Tales From The Inbox

Lane digs deep into his mailbag and attempts to assuage the deep feeling of impending secondary doom following last night's loss to the Bretts... errr... Jets. Oh, and he addresses that giant sucking sound some claim they heard when the defensive reserves took the field.

Q: How can we feel comfortable, how can the team be comfortable, seeing the cornerbacks being beaten time and time again, as was the case against the Jets?

LA: I'm sure the organization wasn't at all satisfied with the big plays the second and third team positional players gave up in this pre-season game. The defense following the starting unit looked very similar to the 2007 defense. Meaning, the CB's played well off the ball and attempted to keep everything in front of them to make plays. It was disappointing to see A.J. Davis beaten as he was in the third quarter. It also was disheartening to see safety Nick Sorensen very late in cover-the-top support.

CB Terry Cousin was brought in to improve experience and depth at the position. Putting him out on an island is not what he does best... he is solid in the slot and will ultimately end up in that spot. Outside of a couple plays, the defense did what it did in the 2007 season, but with much better results against the run.

I don't believe the roster depth at the end of camp will look the same as it does today, nor do I believe this team is going to rely on rookie Mil'von James and safety Nick Sorensen in the 2008 season.

Q: As expected, the Browns cornerbacks couldn't match-up well and now we know, this team needs to make a move and get a Ty Law or other presence in here immediately.

LA: Somewhere in that statement, I find a question. When you play young and raw talent, you expect some of what occurred against the Jets. I didn't like to see the defensive backs playing soft, but I anticipated as much due to the relative unknowns at the position. The team has been looking at potential players in the defensive backfield to add to the roster to improve quality and depth. That hasn't changed, and one game at the start of pre-season means nothing at this point.

If Ty Law were willing to be a role player and not command big dollars, he might have already been added to the roster. There are available players out there, but organization is evaluating what they have in-house first.
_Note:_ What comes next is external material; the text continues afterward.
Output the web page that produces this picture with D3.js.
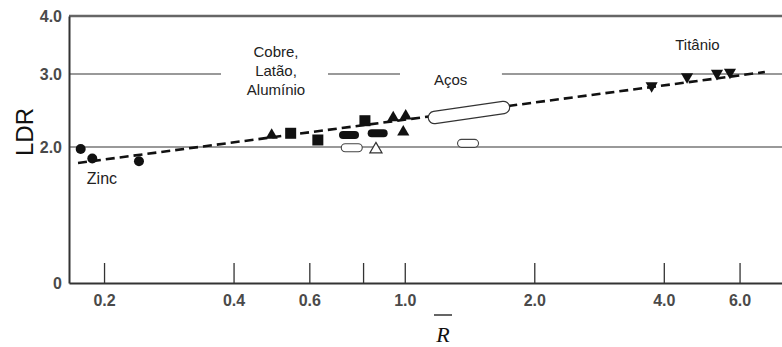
<!DOCTYPE html>
<html>
<head>
    <meta charset="utf-8">
    <title>LDR vs R</title>
    <style>
        body{ margin: 0; background: #fff; }
        svg{ display: block; }
        text{ font-family: Arial, "Liberation Sans", sans-serif; fill: #222; }
        .tick text{ font-size: 16px; font-weight: bold; fill: #4a4a4a; }
        .note{ font-size: 15px; }
    </style>
    <script src="https://cdn.jsdelivr.net/npm/d3@7"></script>
</head>
<body>
<svg></svg>
<script type="text/javascript">
    // axis ticks
    const xTicks = [0.2, 0.4, 0.6, 0.8, 1.0, 2.0, 4.0, 6.0]
    const xTickLabels = ["0.2", "0.4", "0.6", "", "1.0", "2.0", "4.0", "6.0"]
    const yTicks = [0, 2, 3, 4]
    const yTickLabels = ["0", "2.0", "3.0", "4.0"]

    // points [R, LDR]
    const zinc = [[0.1765, 1.97], [0.1878, 1.83], [0.2411, 1.79]]
    const triUp = [[0.4905, 2.174], [0.940, 2.415], [1.005, 2.438], [0.992, 2.219]]
    const squares = [[0.543, 2.188], [0.628, 2.096], [0.808, 2.36]]
    const pillsFilled = [[0.742, 2.164], [0.865, 2.188]]
    const pillsOpen = [[0.753, 1.99], [1.403, 2.05]]
    const triOpen = [[0.857, 1.98]]
    const steelBand = [[1.172, 2.404], [1.696, 2.541]]
    const titanium = [[3.748, 2.826], [4.53, 2.949], [5.317, 2.995], [5.70, 3.012]]
    const trend = [[0.174, 1.765], [6.87, 3.034]]

    // the LDR = 3.0 line is broken where the labels sit
    const grid3 = [[0.1658, 0.374], [0.663, 0.975], [1.682, 7.53]]

    const notes = [
        {text: ["Cobre,", "Latão,", "Alumínio"], x: 0.502, y: 3.379, size: 15},
        {text: ["Aços"], x: 1.278, y: 2.918, size: 15},
        {text: ["Titânio"], x: 4.79, y: 3.5, size: 15},
        {text: ["Zinc"], x: 0.1978, y: 1.544, size: 16}
    ]

    const W = 782, H = 347
    let svg = d3.select('svg').attr('width', W).attr('height', H)

    let x = d3.scaleLog().domain([0.1658, 7.53]).range([69, 782])
    let y = d3.scaleLinear().domain(yTicks).range([283, 147, 74, 16])

    // ******************************
    // grid lines
    svg.append('line')
        .attr('x1', x.range()[0]).attr('x2', x.range()[1])
        .attr('y1', y(4)).attr('y2', y(4))
        .attr('stroke', '#666').attr('stroke-width', 2.5)
    svg.append('line')
        .attr('x1', x.range()[0]).attr('x2', x.range()[1])
        .attr('y1', y(2)).attr('y2', y(2))
        .attr('stroke', '#777').attr('stroke-width', 1.5)
    svg.selectAll('.g3').data(grid3).enter().append('line')
        .attr('x1', d => x(d[0])).attr('x2', d => x(d[1]))
        .attr('y1', y(3)).attr('y2', y(3))
        .attr('stroke', '#777').attr('stroke-width', 1.5)

    // ******************************
    // axes
    let xAxis = svg.append('g')
        .attr('transform', `translate(0,${y(0)})`)
        .call(d3.axisBottom(x).tickValues(xTicks)
            .tickFormat((d, i) => xTickLabels[i])
            .tickSizeInner(-20).tickSizeOuter(0).tickPadding(12))
    xAxis.select('.domain').attr('stroke', '#333').attr('stroke-width', 2)
    xAxis.selectAll('.tick line').attr('stroke', '#333').attr('stroke-width', 1.3)

    let yAxis = svg.append('g')
        .attr('transform', `translate(${x.range()[0]},0)`)
        .call(d3.axisLeft(y).tickValues(yTicks)
            .tickFormat((d, i) => yTickLabels[i])
            .tickSize(0).tickPadding(7))
    yAxis.select('.domain').attr('stroke', '#333').attr('stroke-width', 2)

    // ******************************
    // trend line
    svg.append('path')
        .attr('d', d3.line().x(d => x(d[0])).y(d => y(d[1]))(trend))
        .attr('fill', 'none').attr('stroke', '#111')
        .attr('stroke-width', 2.6).attr('stroke-dasharray', '9,5')

    // ******************************
    // markers
    const ink = '#111'
    svg.selectAll('.zn').data(zinc).enter().append('circle')
        .attr('cx', d => x(d[0])).attr('cy', d => y(d[1])).attr('r', 5)
        .attr('fill', ink)

    const tri = d3.symbol().type(d3.symbolTriangle).size(64)
    svg.selectAll('.tu').data(triUp).enter().append('path')
        .attr('d', tri)
        .attr('transform', d => `translate(${x(d[0])},${y(d[1]) + 1})`)
        .attr('fill', ink)
    svg.selectAll('.to').data(triOpen).enter().append('path')
        .attr('d', tri)
        .attr('transform', d => `translate(${x(d[0])},${y(d[1]) + 1})`)
        .attr('fill', '#fff').attr('stroke', '#333').attr('stroke-width', 1.2)
    svg.selectAll('.ti').data(titanium).enter().append('path')
        .attr('d', tri)
        .attr('transform', d => `translate(${x(d[0])},${y(d[1]) - 1}) rotate(180)`)
        .attr('fill', ink)

    svg.selectAll('.sq').data(squares).enter().append('rect')
        .attr('x', d => x(d[0]) - 5.5).attr('y', d => y(d[1]) - 5.5)
        .attr('width', 11).attr('height', 11)
        .attr('fill', ink)

    svg.selectAll('.pf').data(pillsFilled).enter().append('rect')
        .attr('x', d => x(d[0]) - 10).attr('y', d => y(d[1]) - 4)
        .attr('width', 20).attr('height', 8).attr('rx', 4)
        .attr('fill', ink)
    svg.selectAll('.po').data(pillsOpen).enter().append('rect')
        .attr('x', d => x(d[0]) - 10.5).attr('y', d => y(d[1]) - 4)
        .attr('width', 21).attr('height', 8).attr('rx', 4)
        .attr('fill', '#fff').attr('stroke', '#444').attr('stroke-width', 1.1)

    // steels: an open capsule drawn as a wide dark stroke with a white core
    let band = d3.line().x(d => x(d[0])).y(d => y(d[1]))(steelBand)
    svg.append('path').attr('d', band)
        .attr('stroke', '#333').attr('stroke-width', 13.5).attr('stroke-linecap', 'round')
    svg.append('path').attr('d', band)
        .attr('stroke', '#fff').attr('stroke-width', 11.2).attr('stroke-linecap', 'round')

    // ******************************
    // notes
    notes.forEach(n => {
        let t = svg.append('text').attr('class', 'note')
            .attr('text-anchor', 'middle')
            .style('font-size', n.size + 'px')
            .attr('x', x(n.x)).attr('y', y(n.y))
        n.text.forEach((s, i) => {
            t.append('tspan').attr('x', x(n.x))
                .attr('dy', i === 0 ? '0.35em' : '1.25em').text(s)
        })
    })

    // axis titles
    svg.append('text')
        .attr('transform', 'translate(33,132) rotate(-90)')
        .attr('text-anchor', 'middle')
        .style('font-size', '24px').style('fill', '#111')
        .text('LDR')
    svg.append('text')
        .attr('x', 443).attr('y', 342)
        .attr('text-anchor', 'middle')
        .style('font-family', '"Liberation Serif", "Times New Roman", serif')
        .style('font-style', 'italic').style('font-size', '22px').style('fill', '#111')
        .text('R')
    svg.append('line')
        .attr('x1', 434).attr('x2', 452).attr('y1', 315).attr('y2', 315)
        .attr('stroke', '#111').attr('stroke-width', 1.3)
</script>
</body>
</html>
Don't panic. The team knows what the available players (via sign are trade) can do on the field. This early portion of camp is to see what the lower end guys on the roster can achieve.

What are your biggest concerns for this team heading toward the season opener and why?

LA: I still maintain the depth along the defensive line, cornerback and safety are important concerns. I'd like to see someone from the roster develop into a legitimate quality player. The Browns need this not only in the event of injury, but to have another option to spell the big guys along the defensive line.

At corner, it is a tale of youth and inexperience filling the slots for the most part. I'm good with CB Terry Cousin in the slot; but he is suspect in anything other than the slot. There is a reason why the organization has openly noted they are keeping all their options open, as they are not comfortable with the depth in the defensive backfield.

I simply do not see this team heading into the season with significant youth and inexperience in the defensive backfield. If a starter were to be injured, I don't see a corner on the roster who can step in and hold the fort down yet.

We have quite a ways to go, and I have viewed players come out of nowhere and produce when given an opportunity. The next couple weeks of camp should provide many answers regarding the quality and depth of the DB's.

Q: I understand there is a reason why teams have training camp and the rosters have many players available, but doesn't it bother you when the defense looked so much like the 2007 version?

LA: No, I am not bothered. Viewing the starting defensive unit on a daily basis, I can see the change in mentality, talent and scheme. I don't believe the starting CB's are going to play nearly as much soft coverage.

This is going to be a team that will not be easy to run on effectively, unless injuries come into play. The opposition is going to be forced into throwing the ball and the down-and-distance situations should be more manageable for the defense.

This team has been overly concerned about being beaten over the top in years past. That's part of the reasoning behind their soft coverage and desire to keep the play in front of them. The theory is that a team would have to be nearly perfect to drive the length of the field. When the defense can manage the run element, the game changes.

Q: This defense sucks, the Jets moved the ball up and down the field. The cornerbacks can't cover, the defensive line can't move anyone and the linebackers are old and slow. Looks like we are headed to another dismal season and the Steelers will again reign supreme.

LA: And I thought I was taking some mind-altering medications!

The New York Jets did not move the ball up and down the field. Of all the complaints I have heard and read about the game Thursday night, this one takes the cake, from my perspective. If I remember correctly, the Browns were up 17-10 after three quarters and that was with giving up the first of two bombs. Hardly sucking in my book.

Outside of two huge plays by the Jets' offense and another by the special teams, the New York offensive assault was minimal, even with the Browns playing a soft cover scheme and with second and third team defenders on the field. And those are plays the Cleveland defensive coaches will spend significant time covering with the players in film sessions later in the week prior to the next practice session.

The starting corners looked solid in coverage, the starting linebackers flowed to the ball. While the starting defensive line did not create significant pressure on the QB, they did push back the offensive line of the Jets and completely controlled any attempt by the Jets to run the football.